### REQUIRED WORK:
Give the material once more, word for word, without any images.

▼▼▼

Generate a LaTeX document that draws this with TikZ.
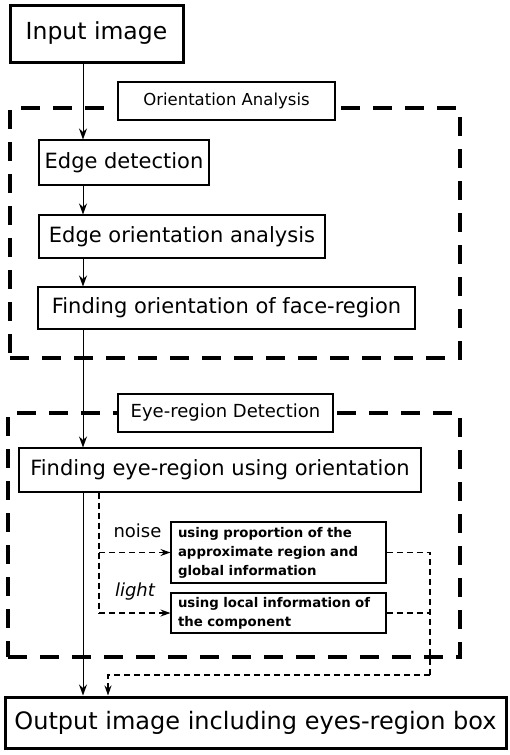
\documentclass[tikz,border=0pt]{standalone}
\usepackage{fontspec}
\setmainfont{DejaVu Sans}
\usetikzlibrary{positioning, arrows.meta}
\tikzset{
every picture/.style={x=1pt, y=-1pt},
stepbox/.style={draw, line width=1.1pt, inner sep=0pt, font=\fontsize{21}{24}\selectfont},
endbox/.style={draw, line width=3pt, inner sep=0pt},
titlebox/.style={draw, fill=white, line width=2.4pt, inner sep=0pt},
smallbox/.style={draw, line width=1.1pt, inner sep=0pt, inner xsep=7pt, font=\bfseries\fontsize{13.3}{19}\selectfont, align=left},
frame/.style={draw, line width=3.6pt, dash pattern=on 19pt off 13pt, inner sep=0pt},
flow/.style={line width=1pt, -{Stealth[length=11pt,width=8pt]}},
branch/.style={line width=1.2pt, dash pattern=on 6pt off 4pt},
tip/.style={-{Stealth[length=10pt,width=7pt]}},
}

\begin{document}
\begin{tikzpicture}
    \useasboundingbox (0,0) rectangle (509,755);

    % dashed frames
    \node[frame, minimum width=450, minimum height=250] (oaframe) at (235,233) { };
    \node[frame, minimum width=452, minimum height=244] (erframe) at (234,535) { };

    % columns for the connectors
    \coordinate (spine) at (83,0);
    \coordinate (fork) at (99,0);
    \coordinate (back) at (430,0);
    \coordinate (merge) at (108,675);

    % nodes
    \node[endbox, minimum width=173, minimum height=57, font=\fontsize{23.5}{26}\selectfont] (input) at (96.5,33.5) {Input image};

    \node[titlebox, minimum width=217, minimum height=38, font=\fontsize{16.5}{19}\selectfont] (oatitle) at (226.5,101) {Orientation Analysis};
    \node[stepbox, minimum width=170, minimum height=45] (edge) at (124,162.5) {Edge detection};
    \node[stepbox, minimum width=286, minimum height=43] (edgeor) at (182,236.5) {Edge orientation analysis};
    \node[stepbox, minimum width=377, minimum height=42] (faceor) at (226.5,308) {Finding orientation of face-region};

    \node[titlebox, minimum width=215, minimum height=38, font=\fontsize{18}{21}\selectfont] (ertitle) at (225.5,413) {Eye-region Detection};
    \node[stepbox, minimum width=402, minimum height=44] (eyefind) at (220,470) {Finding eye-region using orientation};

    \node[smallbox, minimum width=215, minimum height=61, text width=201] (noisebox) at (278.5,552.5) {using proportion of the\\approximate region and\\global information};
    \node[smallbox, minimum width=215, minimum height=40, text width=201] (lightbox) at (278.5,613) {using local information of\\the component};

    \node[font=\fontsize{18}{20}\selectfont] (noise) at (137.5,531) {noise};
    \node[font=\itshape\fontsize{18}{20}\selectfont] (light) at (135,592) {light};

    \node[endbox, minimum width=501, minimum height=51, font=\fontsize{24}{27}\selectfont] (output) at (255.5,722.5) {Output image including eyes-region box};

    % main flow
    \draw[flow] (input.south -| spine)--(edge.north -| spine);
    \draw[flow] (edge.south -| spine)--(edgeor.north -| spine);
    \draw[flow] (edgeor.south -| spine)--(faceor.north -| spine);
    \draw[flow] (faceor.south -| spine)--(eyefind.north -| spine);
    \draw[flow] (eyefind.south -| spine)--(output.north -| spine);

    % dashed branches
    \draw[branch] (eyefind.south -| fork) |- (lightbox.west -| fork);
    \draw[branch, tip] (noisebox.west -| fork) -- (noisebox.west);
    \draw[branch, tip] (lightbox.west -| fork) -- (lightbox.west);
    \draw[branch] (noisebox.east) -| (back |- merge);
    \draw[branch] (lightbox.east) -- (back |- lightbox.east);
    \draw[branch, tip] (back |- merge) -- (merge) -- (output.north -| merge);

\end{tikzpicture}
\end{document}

▲▲▲

### WORKED ANSWER:
Generate a LaTeX document that draws this with TikZ.
\documentclass[tikz,border=0pt]{standalone}
\usepackage{fontspec}
\setmainfont{DejaVu Sans}
\usetikzlibrary{positioning, arrows.meta}
\tikzset{
every picture/.style={x=1pt, y=-1pt},
stepbox/.style={draw, line width=1.1pt, inner sep=0pt, font=\fontsize{21}{24}\selectfont},
endbox/.style={draw, line width=3pt, inner sep=0pt},
titlebox/.style={draw, fill=white, line width=2.4pt, inner sep=0pt},
smallbox/.style={draw, line width=1.1pt, inner sep=0pt, inner xsep=7pt, font=\bfseries\fontsize{13.3}{19}\selectfont, align=left},
frame/.style={draw, line width=3.6pt, dash pattern=on 19pt off 13pt, inner sep=0pt},
flow/.style={line width=1pt, -{Stealth[length=11pt,width=8pt]}},
branch/.style={line width=1.2pt, dash pattern=on 6pt off 4pt},
tip/.style={-{Stealth[length=10pt,width=7pt]}},
}

\begin{document}
\begin{tikzpicture}
    \useasboundingbox (0,0) rectangle (509,755);

    % dashed frames
    \node[frame, minimum width=450, minimum height=250] (oaframe) at (235,233) { };
    \node[frame, minimum width=452, minimum height=244] (erframe) at (234,535) { };

    % columns for the connectors
    \coordinate (spine) at (83,0);
    \coordinate (fork) at (99,0);
    \coordinate (back) at (430,0);
    \coordinate (merge) at (108,675);

    % nodes
    \node[endbox, minimum width=173, minimum height=57, font=\fontsize{23.5}{26}\selectfont] (input) at (96.5,33.5) {Input image};

    \node[titlebox, minimum width=217, minimum height=38, font=\fontsize{16.5}{19}\selectfont] (oatitle) at (226.5,101) {Orientation Analysis};
    \node[stepbox, minimum width=170, minimum height=45] (edge) at (124,162.5) {Edge detection};
    \node[stepbox, minimum width=286, minimum height=43] (edgeor) at (182,236.5) {Edge orientation analysis};
    \node[stepbox, minimum width=377, minimum height=42] (faceor) at (226.5,308) {Finding orientation of face-region};

    \node[titlebox, minimum width=215, minimum height=38, font=\fontsize{18}{21}\selectfont] (ertitle) at (225.5,413) {Eye-region Detection};
    \node[stepbox, minimum width=402, minimum height=44] (eyefind) at (220,470) {Finding eye-region using orientation};

    \node[smallbox, minimum width=215, minimum height=61, text width=201] (noisebox) at (278.5,552.5) {using proportion of the\\approximate region and\\global information};
    \node[smallbox, minimum width=215, minimum height=40, text width=201] (lightbox) at (278.5,613) {using local information of\\the component};

    \node[font=\fontsize{18}{20}\selectfont] (noise) at (137.5,531) {noise};
    \node[font=\itshape\fontsize{18}{20}\selectfont] (light) at (135,592) {light};

    \node[endbox, minimum width=501, minimum height=51, font=\fontsize{24}{27}\selectfont] (output) at (255.5,722.5) {Output image including eyes-region box};

    % main flow
    \draw[flow] (input.south -| spine)--(edge.north -| spine);
    \draw[flow] (edge.south -| spine)--(edgeor.north -| spine);
    \draw[flow] (edgeor.south -| spine)--(faceor.north -| spine);
    \draw[flow] (faceor.south -| spine)--(eyefind.north -| spine);
    \draw[flow] (eyefind.south -| spine)--(output.north -| spine);

    % dashed branches
    \draw[branch] (eyefind.south -| fork) |- (lightbox.west -| fork);
    \draw[branch, tip] (noisebox.west -| fork) -- (noisebox.west);
    \draw[branch, tip] (lightbox.west -| fork) -- (lightbox.west);
    \draw[branch] (noisebox.east) -| (back |- merge);
    \draw[branch] (lightbox.east) -- (back |- lightbox.east);
    \draw[branch, tip] (back |- merge) -- (merge) -- (output.north -| merge);

\end{tikzpicture}
\end{document}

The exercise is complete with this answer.